Be sure to watch here for the much-anticipated book of William Ekberg's memoirs, due out the end of May. A stunningly beautiful 440 hardcover that spans 87 years, including the Depression, WWII, life at West Point, the early broadcasting years in North Dakota, and so much more. Watch for the announcement to pre-order your special signed copy...

Saturday, April 5, 2008

slow and steady

I put one foot in front of the other, not knowing where I'll be after my next foot is placed. I don't know what's around the next corner, I can't even really see where I've been, because I went so far so fast, and the terrain is filled with fog that has not yet burned off. So, while I can't see, I can still trust - I can put my instrument panel on auto pilot and trust it, instead of my usual five senses. They teach you that in piloting school. Very quickly you can get land and sky mixed up, and if you DON'T trust your instruments, you'll crash.

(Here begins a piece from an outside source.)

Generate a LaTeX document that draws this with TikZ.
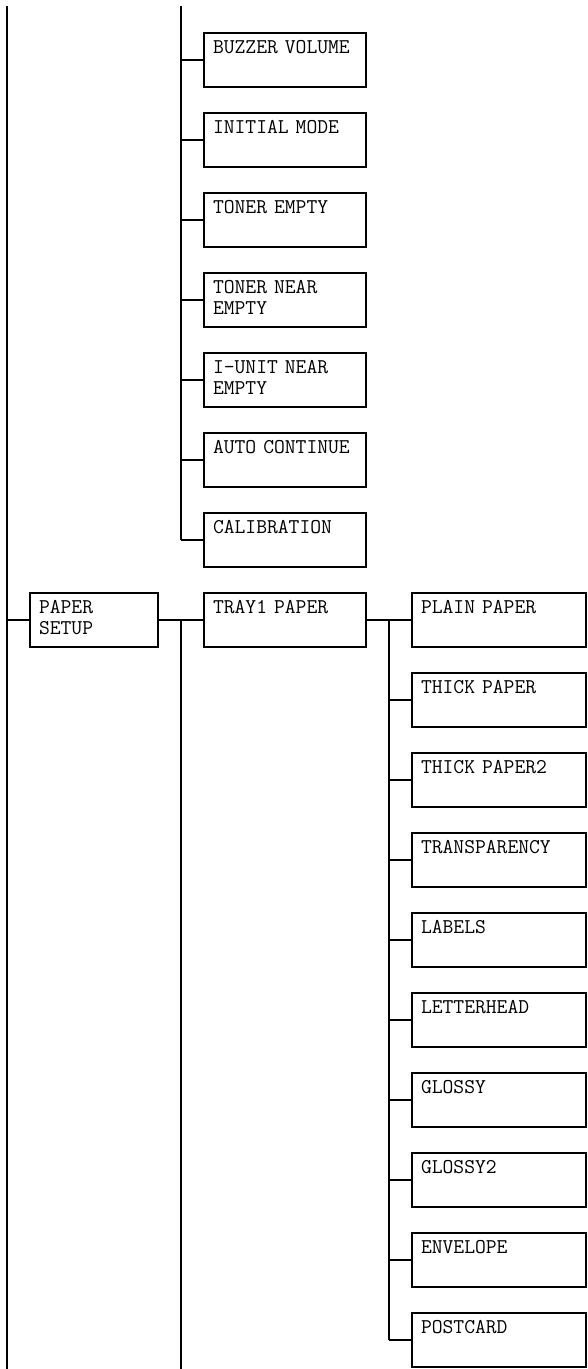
\documentclass[tikz,border=0pt]{standalone}
\usetikzlibrary{backgrounds}

\begin{document}
\begin{tikzpicture}[
    x=1pt, y=-1pt, line width=1.3pt,
    item/.style={draw, align=left, minimum height=54pt,
      inner xsep=9pt, inner ysep=8pt, text height=12pt, text depth=26pt,
      font=\ttfamily\fontsize{21}{21}\selectfont},
    background rectangle/.style={fill=white}, show background rectangle]

    \useasboundingbox (0,0) rectangle (588,1369);

    % long line on the far left
    \coordinate (ltop) at (7,6);
    \coordinate (lbot) at (7,1369);
    \draw (ltop) -- (lbot);

    % upper column of entries hanging from the second line
    \coordinate (mtop) at (181,6);
    \foreach \txt [count=\i from 0] in {BUZZER VOLUME, INITIAL MODE,
        TONER EMPTY, TONER NEAR\\EMPTY, I-UNIT NEAR\\EMPTY,
        AUTO CONTINUE, CALIBRATION}
    {
      \node[item, text width=144pt] at (285,{60+80*\i}) (m\i) {\txt};
      \draw (m\i.west) -- (m\i.west -| mtop);
    }
    \draw (mtop) -- (m6.west -| mtop);

    % paper setup branch
    \node[item, text width=110pt] at (94,620) (setup) {PAPER\\SETUP};
    \draw (setup.west) -- (setup.west -| ltop);
    \node[item, text width=144pt] at (285,620) (tray) {TRAY1 PAPER};
    \draw (setup) -- (tray);
    \coordinate (sbot) at (181,1369);
    \draw (setup.east -| sbot) -- (sbot);

    % paper types under tray 1
    \coordinate (tjoin) at (389,620);
    \foreach \txt [count=\i from 0] in {PLAIN PAPER, THICK PAPER,
        THICK PAPER2, TRANSPARENCY, LABELS, LETTERHEAD, GLOSSY,
        GLOSSY2, ENVELOPE, POSTCARD}
    {
      \node[item, text width=156pt] at (499,{620+80*\i}) (p\i) {\txt};
      \draw (p\i.west) -- (p\i.west -| tjoin);
    }
    \draw (tray) -- (p0);
    \draw (tjoin) -- (p9.west -| tjoin);

\end{tikzpicture}
\end{document}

How can we get basic up and down mixed up? If you spin around really fast, everything gets mixed up. We lose our bearing. I've lost my old bearing, much as I think others have, as well. Our OLD reliable way of measuring things and planning things and controlling things. All gone. Our outward landmarks and rudders, gone. What's left? Just ourselves, and we'd better get integrated and grounded and centered awfully fast, because life isn't slowing down any. In fact, in many respects, it feels like it's speeding up. What's speeding up? The removal of the old, the falling away, I call it. What's falling away in YOUR life? Sometimes I can still feel like the old Susie, but increasingly I look at myself in the mirror, or tune in to myself, and everything is different. Well, not different, really, just MORE. More of me, if that makes sense. Like I'M included in a bigger house, or balloon, or whatever symbol you can use. I've burst my borders, and that's good, because the old is limiting and conditional and rigid. But it's a process, it certainly is. It's just too much to think about right now, so I'm just living in each moment, without much thought for what's coming ahead. I don't believe the promises that "it's right around the corner," because that next corner never comes. I still believe that I can't see the whole picture, and I still HAVE to believe that there's a higher plan at work, or this would all just be too difficult.

I will blog right now, then help Bill take a shower before the carnival. Then I will walk. Then I will make dinner. Then we will read. Then we will sleep. Then I will teach Sunday School. Then I will walk again. Then I have no idea what's next. We have a big governor's dinner on Monday, which will be fun. Then I'll go to Bismarck for the rest of the week to see Mom and Dad, coming home in time to take Bill to the Harlem Globetrotters. John Scott's coming to town for his art opening, and that's always a party. Then we head to the Cities to see a Midsummer Night's Dream and give Kari some hugs. Then she graduates, and moves onto another leg of her journey, and then I think there's that change again, and I don't want to think about that, so I'll concentrate on heating up last night's stir fry and drinking a lot of water with lemon in it. THAT I can handle - the rest? Too much. Too much.